Did he say it on purpose?  Did he intentionally blur the truth in the moment?  What is the full responsibility you are taking if no one can hold you accountable for those words?  If it was an accident, say it was.  (Sidebar.  Isn’t it interesting that we only accidentally say hurtful things about other people and helpful things about us.  I have never accidentally told someone to punch me in the face.  Although there are many times, I have tried to convince my wife that some hurtful things I said to her were accidental.)  If it wasn’t, please just say it that it wasn’t.  He won’t.  No politician ever will.  We have created a culture where vulnerability, transparency and humility are vices not virtues.  Which leads to the 2nd approach.

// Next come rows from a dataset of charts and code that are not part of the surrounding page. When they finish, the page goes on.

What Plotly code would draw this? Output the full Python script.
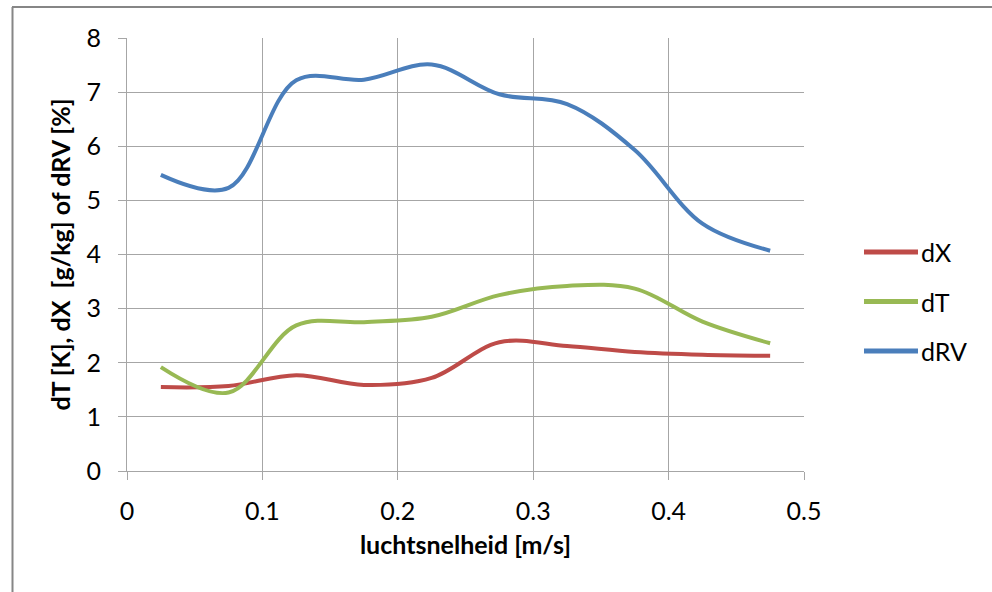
import plotly.graph_objects as go

# air velocity [m/s]
snelheid = [0.025, 0.075, 0.125, 0.175, 0.225, 0.275, 0.325, 0.375, 0.425, 0.475]

# measured differences per velocity
dX = [1.55, 1.57, 1.77, 1.59, 1.72, 2.38, 2.31, 2.20, 2.15, 2.13]
dT = [1.92, 1.45, 2.69, 2.75, 2.85, 3.25, 3.42, 3.37, 2.76, 2.36]
dRV = [5.47, 5.23, 7.22, 7.23, 7.51, 6.96, 6.78, 5.93, 4.57, 4.07]

series = [("dX", dX, "#BE4B48"), ("dT", dT, "#98B954"), ("dRV", dRV, "#4A7EBB")]

W, H = 992, 592
ML, MR, MT, MB = 127, 188, 38, 121
PW, PH = W - ML - MR, H - MT - MB

def px_x(px):
    return (px - ML) / PW

def px_y(py):
    return (H - MB - py) / PH

FONT = "Lato, Carlito, Calibri, sans-serif"
GRID = "#A6A6A6"
FS = 25

fig = go.Figure()
for name, vals, col in series:
    fig.add_trace(go.Scatter(
        x=snelheid, y=vals, name=name, mode="lines",
        line=dict(color=col, width=4, shape="spline", smoothing=1),
        showlegend=False,
    ))

shapes = []
annotations = []

# legend: coloured line segment plus label, stacked vertically
for i, (name, vals, col) in enumerate(series):
    yy = px_y(252 + 49.5 * i)
    shapes.append(dict(type="line", xref="paper", yref="paper",
                       x0=px_x(864), x1=px_x(918), y0=yy, y1=yy,
                       line=dict(color=col, width=5)))
    annotations.append(dict(text=name, xref="paper", yref="paper",
                            x=px_x(919), y=yy, xanchor="left", yanchor="middle",
                            showarrow=False, font=dict(size=FS, color="#000000", family=FONT)))

# chart-area frame (top and left edges)
shapes.append(dict(type="line", xref="paper", yref="paper",
                   x0=px_x(12), x1=px_x(W + 5), y0=px_y(7), y1=px_y(7),
                   line=dict(color="#868686", width=2)))
shapes.append(dict(type="line", xref="paper", yref="paper",
                   x0=px_x(12.5), x1=px_x(12.5), y0=px_y(7), y1=px_y(H + 5),
                   line=dict(color="#868686", width=2)))

fig.update_layout(
    width=W, height=H,
    margin=dict(l=ML, r=MR, t=MT, b=MB, autoexpand=False),
    paper_bgcolor="white", plot_bgcolor="white",
    font=dict(family=FONT, size=FS, color="#000000"),
    shapes=shapes, annotations=annotations,
    showlegend=False,
)

fig.update_xaxes(
    range=[0, 0.5], tickvals=[0, 0.1, 0.2, 0.3, 0.4, 0.5],
    ticktext=["0", "0.1", "0.2", "0.3", "0.4", "0.5"],
    showgrid=True, gridcolor=GRID, gridwidth=1,
    showline=True, linecolor=GRID, linewidth=1,
    ticks="outside", ticklen=8, tickcolor=GRID, ticklabelstandoff=10,
    zeroline=False, mirror=False,
    tickfont=dict(size=FS, family=FONT, color="#000000"),
    title=dict(text="<b>luchtsnelheid [m/s]</b>", standoff=12,
               font=dict(size=FS, family=FONT, color="#000000")),
)
fig.update_yaxes(
    range=[0, 8], tickvals=list(range(0, 9)),
    showgrid=True, gridcolor=GRID, gridwidth=1,
    showline=True, linecolor=GRID, linewidth=1,
    ticks="outside", ticklen=8, tickcolor=GRID, ticklabelstandoff=12,
    zeroline=False,
    tickfont=dict(size=FS, family=FONT, color="#000000"),
    title=dict(text="<b>dT [K], dX  [g/kg] of dRV [%]</b>", standoff=8,
               font=dict(size=FS, family=FONT, color="#000000")),
)

fig.write_html("out.html")
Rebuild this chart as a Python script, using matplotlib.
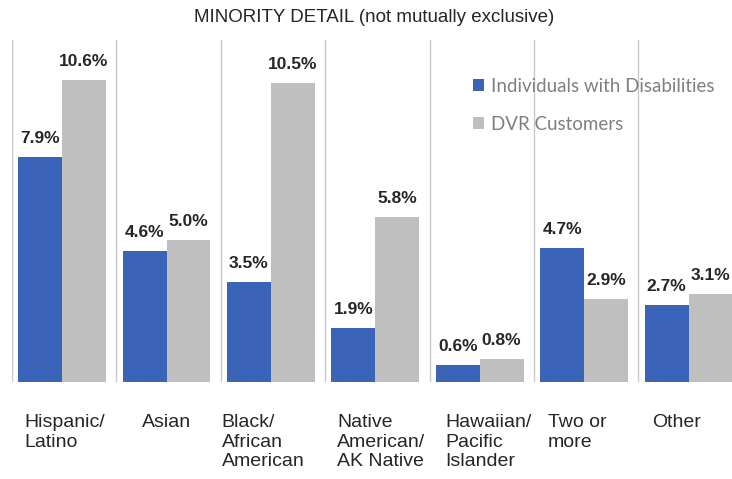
import matplotlib
matplotlib.use("Agg")
import matplotlib.pyplot as plt
import matplotlib.transforms as mtransforms
import numpy as np

# ---- Data (% of group) ----
categories = ["Hispanic/\nLatino", "Asian", "Black/\nAfrican\nAmerican",
              "Native\nAmerican/\nAK Native", "Hawaiian/\nPacific\nIslander",
              "Two or\nmore", "Other"]
disabilities = [7.9, 4.6, 3.5, 1.9, 0.6, 4.7, 2.7]
dvr_customers = [10.6, 5.0, 10.5, 5.8, 0.8, 2.9, 3.1]
series_names = ["Individuals with Disabilities", "DVR Customers"]

BLUE = "#3B64B8"
GRAY = "#BFBFBF"
SANS = ["Liberation Sans", "DejaVu Sans"]

W, H = 732, 479
fig = plt.figure(figsize=(W / 100, H / 100), dpi=100)
# plot area runs a little past the right edge, so the last group is cut
left, top, bottom, cat_w = 12, 40, 382, 104.4
ax = fig.add_axes([left / W, 1 - bottom / H, 7 * cat_w / W, (bottom - top) / H])

x = np.arange(len(categories))
bw = 0.42
b1 = ax.bar(x - 0.23, disabilities, bw, color=BLUE, label=series_names[0])
b2 = ax.bar(x + 0.19, dvr_customers, bw, color=GRAY, label=series_names[1])

for bars, vals in ((b1, disabilities), (b2, dvr_customers)):
    for r, v in zip(bars, vals):
        ax.annotate(f"{v:.1f}%", (r.get_x() + r.get_width() / 2, v),
                    xytext=(0, 10), textcoords="offset points",
                    ha="center", va="baseline", fontsize=12.5,
                    fontweight="bold", family=SANS, color="#262626")

ax.set_xlim(-0.5, len(categories) - 0.5)
ax.set_ylim(0, 12)
ax.set_yticks([])

# light separators between the groups
for b in np.arange(-0.5, len(categories), 1.0):
    ax.axvline(b, color="#C8C8C8", lw=1.0, zorder=0)

ax.set_xticks(x)
ax.set_xticklabels(categories, family=SANS, fontsize=14, color="#262626",
                   linespacing=1.2, multialignment="left", va="top")
ax.tick_params(axis="x", length=0, pad=23)
# the wrapped labels sit a bit off-centre in their groups
nudges = [0, -2, -10, 4, 7, -9, -14]
for lab, dx in zip(ax.get_xticklabels(), nudges):
    lab.set_transform(lab.get_transform() +
                      mtransforms.ScaledTranslation(dx / 100, 0, fig.dpi_scale_trans))
for s in ax.spines.values():
    s.set_visible(False)

fig.text(374 / W, 1 - 18 / H, "MINORITY DETAIL (not mutually exclusive)",
         ha="center", va="center", fontsize=13.5, family=SANS, color="#262626")

leg = fig.legend(handles=[b1, b2], loc="upper left",
                 bbox_to_anchor=(473 / W, 1 - 78 / H), frameon=False,
                 prop={"family": ["Lato", "DejaVu Sans"], "size": 13.5},
                 labelcolor="#808080", handlelength=0.6, handleheight=0.6,
                 handletextpad=0.35, labelspacing=1.1, borderpad=0,
                 borderaxespad=0)

fig.savefig("out.png", dpi=100)
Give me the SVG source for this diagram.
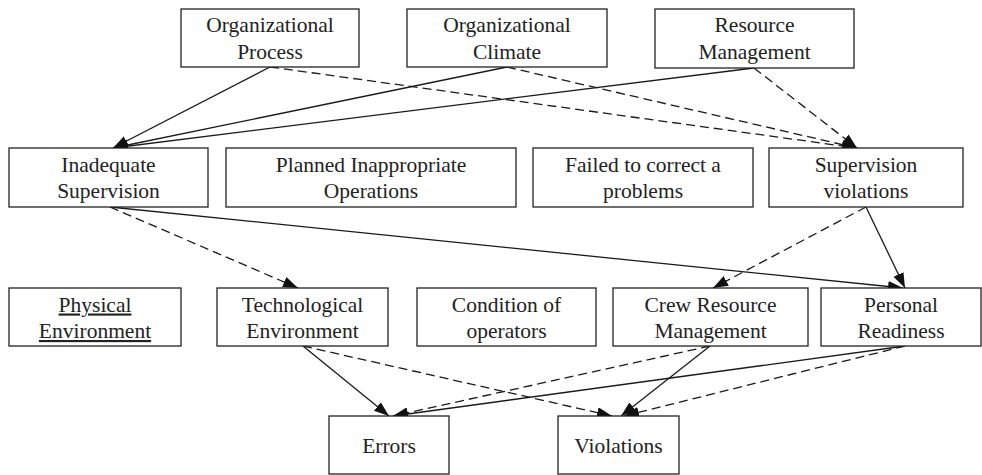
<svg xmlns="http://www.w3.org/2000/svg" width="982" height="475" viewBox="0 0 982 475">
  <style>
    .box { fill: #ffffff; stroke: #222222; stroke-width: 1.3; }
    .lbl { font-family: 'Liberation Serif', 'Times New Roman', Times, 'DejaVu Serif', serif; font-size: 21.5px; fill: #222222; text-anchor: middle; }
    .u { text-decoration: underline; }
    .edge { fill: none; stroke: #1a1a1a; stroke-width: 1.3; marker-end: url(#head); }
    .dash { stroke-dasharray: 9 5; }
  </style>
  <defs>
    <marker id="head" markerUnits="userSpaceOnUse" markerWidth="17" markerHeight="13" refX="15" refY="5.5" orient="auto">
      <path d="M0,0 L15,5.5 L0,11 Z" fill="#111111"/>
    </marker>
  </defs>

  <rect width="982" height="475" fill="#ffffff"/>

  <!-- connectors -->
  <g id="connectors">
    <path class="edge" d="M270,67 L113,148"/>
    <path class="edge" d="M507,67 L113,148"/>
    <path class="edge" d="M754,68 L113,148"/>
    <path class="edge dash" d="M270,67 L857,148"/>
    <path class="edge dash" d="M507,67 L857,148"/>
    <path class="edge dash" d="M754,68 L857,148"/>
    <path class="edge dash" d="M110,207 L298,288"/>
    <path class="edge" d="M110,207 L903,288"/>
    <path class="edge" d="M866,207 L905,288"/>
    <path class="edge dash" d="M866,207 L713,288"/>
    <path class="edge" d="M303,346 L389,416"/>
    <path class="edge dash" d="M303,346 L612,416"/>
    <path class="edge dash" d="M710,346 L393,416"/>
    <path class="edge" d="M710,346 L621,416"/>
    <path class="edge" d="M905,346 L393,416"/>
    <path class="edge dash" d="M905,346 L624,416"/>
  </g>

  <g font-family="'Liberation Serif', 'Times New Roman', Times, 'DejaVu Serif', serif">
  <!-- organizational influences -->
  <g id="organizational-process">
    <rect class="box" x="181" y="9" width="178" height="58"/>
    <text class="lbl" x="270" y="32">Organizational</text>
    <text class="lbl" x="270" y="58.5">Process</text>
  </g>
  <g id="organizational-climate">
    <rect class="box" x="407" y="9" width="200" height="58"/>
    <text class="lbl" x="507" y="32">Organizational</text>
    <text class="lbl" x="507" y="58.5">Climate</text>
  </g>
  <g id="resource-management">
    <rect class="box" x="655" y="9" width="199" height="59"/>
    <text class="lbl" x="754.5" y="32">Resource</text>
    <text class="lbl" x="754.5" y="58.5">Management</text>
  </g>

  <!-- unsafe supervision -->
  <g id="inadequate-supervision">
    <rect class="box" x="9" y="148" width="199" height="59"/>
    <text class="lbl" x="108.5" y="172">Inadequate</text>
    <text class="lbl" x="108.5" y="198">Supervision</text>
  </g>
  <g id="planned-inappropriate-operations">
    <rect class="box" x="226" y="148" width="290" height="59"/>
    <text class="lbl" x="371" y="172">Planned Inappropriate</text>
    <text class="lbl" x="371" y="198">Operations</text>
  </g>
  <g id="failed-to-correct">
    <rect class="box" x="533" y="148" width="220" height="59"/>
    <text class="lbl" x="643" y="172">Failed to correct a</text>
    <text class="lbl" x="643" y="198">problems</text>
  </g>
  <g id="supervision-violations">
    <rect class="box" x="769" y="148" width="194" height="59"/>
    <text class="lbl" x="866" y="172">Supervision</text>
    <text class="lbl" x="866" y="198">violations</text>
  </g>

  <!-- preconditions -->
  <g id="physical-environment">
    <rect class="box" x="9" y="288" width="172" height="58"/>
    <text class="lbl u" x="95" y="311.5">Physical</text>
    <text class="lbl u" x="95" y="338">Environment</text>
  </g>
  <g id="technological-environment">
    <rect class="box" x="217" y="288" width="171" height="58"/>
    <text class="lbl" x="302.5" y="311.5">Technological</text>
    <text class="lbl" x="302.5" y="338">Environment</text>
  </g>
  <g id="condition-of-operators">
    <rect class="box" x="417" y="288" width="179" height="58"/>
    <text class="lbl" x="506.5" y="311.5">Condition of</text>
    <text class="lbl" x="506.5" y="338">operators</text>
  </g>
  <g id="crew-resource-management">
    <rect class="box" x="613" y="288" width="195" height="58"/>
    <text class="lbl" x="710.5" y="311.5">Crew Resource</text>
    <text class="lbl" x="710.5" y="338">Management</text>
  </g>
  <g id="personal-readiness">
    <rect class="box" x="821" y="288" width="160" height="58"/>
    <text class="lbl" x="901" y="311.5">Personal</text>
    <text class="lbl" x="901" y="338">Readiness</text>
  </g>

  <!-- unsafe acts -->
  <g id="errors">
    <rect class="box" x="329" y="416" width="120" height="58"/>
    <text class="lbl" x="389" y="452.5">Errors</text>
  </g>
  <g id="violations">
    <rect class="box" x="558" y="416" width="121" height="58"/>
    <text class="lbl" x="618.5" y="452.5">Violations</text>
  </g>
  </g>
</svg>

2) The humble, Biblical way.  What if we all decided that we would just be honest when caught in a lie.  What if we decided that we would be humble, admit our weaknesses and confess to each other?  What would happen if we lost this pressure to be perfect and stopped pretending to be perfect to each other?  We could then pray for each other, encourage other, be honest and build real trust with each other.

What if a politician said this?  “I’m sorry.  I exaggerated.  I shouldn’t have.  I served during Vietnam and I thought that was close enough to being true.  Really, though, I was exaggerating for effect to make my point sound better and make me look better.  I shouldn’t have done that.  Forgive me.”

Well, Cloften, that is the stupidest thing that I have ever heard.  Who in their right mind would say that?  His opponents would jump on him and say that he is not trustworthy.  Can you imagine the political ads they would run?  He would lose everything and be done in poltics.  He would lose it all, and what would he gain?